Salvini a Bologna: gli scontri, il fallimento delle zone rosse, e non chiamateli antagonisti ma antifascisti
Più di 500 agenti delle forze dell'ordine, zone rosse, soliti divieti, che alla fine dei conti altro non rischiano che diventare pretesti per alzare la tensione. Si è perso il conto delle manganellate che son volate a Bologna in questa giornata primaverile d'autunno. Nessun volto coperto, mani alzate, visi scoperti, cartelli e striscioni, e poi quel suono plastificato, fastidioso, secco, freddo: il manganello. Si è perso il conto delle manganellate che in questo otto novembre son volate a Bologna. Da un lato centinaia di antifascisti ed antirazzisti, dall'altro una Piazza Maggiore diventata teatro della peggiore destra italiana della seconda Repubblica o meglio fine seconda Repubblica. I finti centomila, perché non erano centomila, erano molti di meno, leghisti e destri hanno occupato il salotto buono di Bologna.
Li continuano a chiamare antagonisti. No, sono antifascisti che si ribellano a politiche reazionarie e neofasciste.

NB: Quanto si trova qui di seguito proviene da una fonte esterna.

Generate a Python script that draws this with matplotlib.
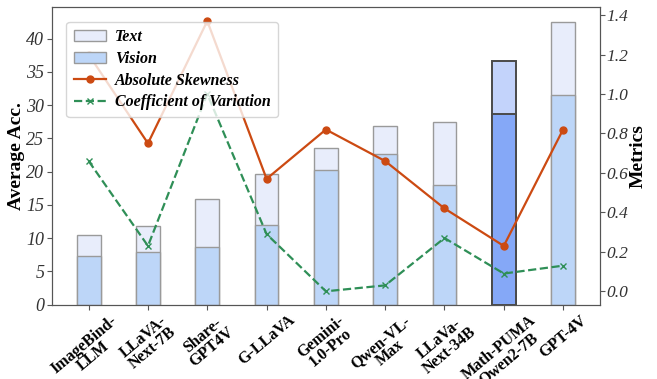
import numpy as np
import matplotlib
matplotlib.use("Agg")
import matplotlib.pyplot as plt
from matplotlib.patches import Patch
from matplotlib.lines import Line2D

plt.rcParams["font.family"] = ["Liberation Serif", "DejaVu Serif"]

# ---- data -------------------------------------------------------------------
models = ["ImageBind-\nLLM", "LLaVA-\nNext-7B", "Share-\nGPT4V", "G-LLaVA",
          "Gemini-\n1.0-Pro", "Qwen-VL-\nMax", "LLaVa-\nNext-34B",
          "Math-PUMA\nQwen2-7B", "GPT-4V"]
text_acc = [10.5, 11.8, 15.9, 19.6, 23.5, 26.9, 27.5, 36.7, 42.5]
vision_acc = [7.3, 8.0, 8.7, 12.0, 20.3, 22.7, 18.0, 28.7, 31.6]
abs_skew = [1.20, 0.75, 1.37, 0.57, 0.82, 0.66, 0.42, 0.23, 0.82]
coef_var = [0.66, 0.23, 1.00, 0.29, 0.00, 0.03, 0.27, 0.09, 0.13]
highlight = "Math-PUMA\nQwen2-7B"

# ---- colours ----------------------------------------------------------------
TEXT_C = "#e8edfb"; VIS_C = "#bdd6f8"; EDGE = "#9a9a9a"
HL_TEXT = "#c3d3fb"; HL_VIS = "#85a8f7"; HL_EDGE = "#4a4a4a"
RED = "#cc4a12"; GREEN = "#2f8f57"

fig = plt.figure(figsize=(6.57, 3.79), dpi=100)
ax = fig.add_axes([0.079, 0.196, 0.834, 0.786])
x = np.arange(len(models))
w = 0.4

for i, m in enumerate(models):
    hl = m == highlight
    ax.bar(x[i], text_acc[i], w, color=HL_TEXT if hl else TEXT_C,
           edgecolor=HL_EDGE if hl else EDGE, lw=1.4 if hl else 1.0)
    ax.bar(x[i], vision_acc[i], w, color=HL_VIS if hl else VIS_C,
           edgecolor=HL_EDGE if hl else EDGE, lw=1.4 if hl else 1.0)

ax.set_ylim(0, 44.8)
ax.set_yticks(range(0, 45, 5))
ax.set_ylabel("Average Acc.", fontsize=14, fontweight="bold", labelpad=1)
ax.set_xticks(x)
ax.set_xticklabels(models, rotation=40, ha="center", fontsize=11.5,
                   fontweight="bold", linespacing=0.9)
for lab in ax.get_yticklabels():
    lab.set_fontstyle("italic"); lab.set_fontsize(13); lab.set_color("#333333")
ax.tick_params(axis="both", color="#555555", length=3.5, pad=2)
for s in ax.spines.values():
    s.set_color("#555555")

ax2 = ax.twinx()
ax2.plot(x, abs_skew, color=RED, marker="o", ms=5, lw=1.6)
ax2.plot(x, coef_var, color=GREEN, marker="x", ms=5, lw=1.6, ls="--")
ax2.set_ylim(-0.068, 1.442)
ax2.set_yticks(np.arange(0, 1.41, 0.2))
ax2.set_yticklabels([f"{v:.1f}" for v in np.arange(0, 1.41, 0.2)])
ax2.set_ylabel("Metrics", fontsize=14, fontweight="bold", labelpad=1)
for lab in ax2.get_yticklabels():
    lab.set_fontstyle("italic"); lab.set_fontsize(12.5); lab.set_color("#333333")
ax2.tick_params(axis="y", color="#555555", length=3.5, pad=1)
for s in ax2.spines.values():
    s.set_color("#555555")

handles = [Patch(facecolor=TEXT_C, edgecolor=EDGE, label="Text"),
           Patch(facecolor=VIS_C, edgecolor=EDGE, label="Vision"),
           Line2D([], [], color=RED, marker="o", ms=5, lw=1.6, label="Absolute Skewness"),
           Line2D([], [], color=GREEN, marker="x", ms=5, lw=1.6, ls="--",
                  label="Coefficient of Variation")]
ax2.legend(handles=handles, loc="upper left", framealpha=0.8,
           prop={"weight": "bold", "style": "italic", "size": 11.5},
           handlelength=2.0, borderpad=0.45, labelspacing=0.35,
           handletextpad=0.6, bbox_to_anchor=(0.012, 0.975))

fig.savefig("out.png", dpi=100)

L'Italia vuole rimuovere dal suo vocabolario la parola fascismo ed antifascismo, rinchiudendo il tutto nel semplicismo dell'antagonismo? Non è una competizione non è una contestazione generica, non una banale avversione contro un protagonista, che protagonista non è. Poi dopo una giornata di tensioni, iniziata a quanto pare fin dall'alba, sarà bella ciao cantata nel centro di Bologna a lasciare a questo Paese un momento lungo ed importante di riflessione. Le zone rosse, i luoghi blindati, i muri, altro non sono che un fallimento di una democrazia che non è in grado di badare a se stessa.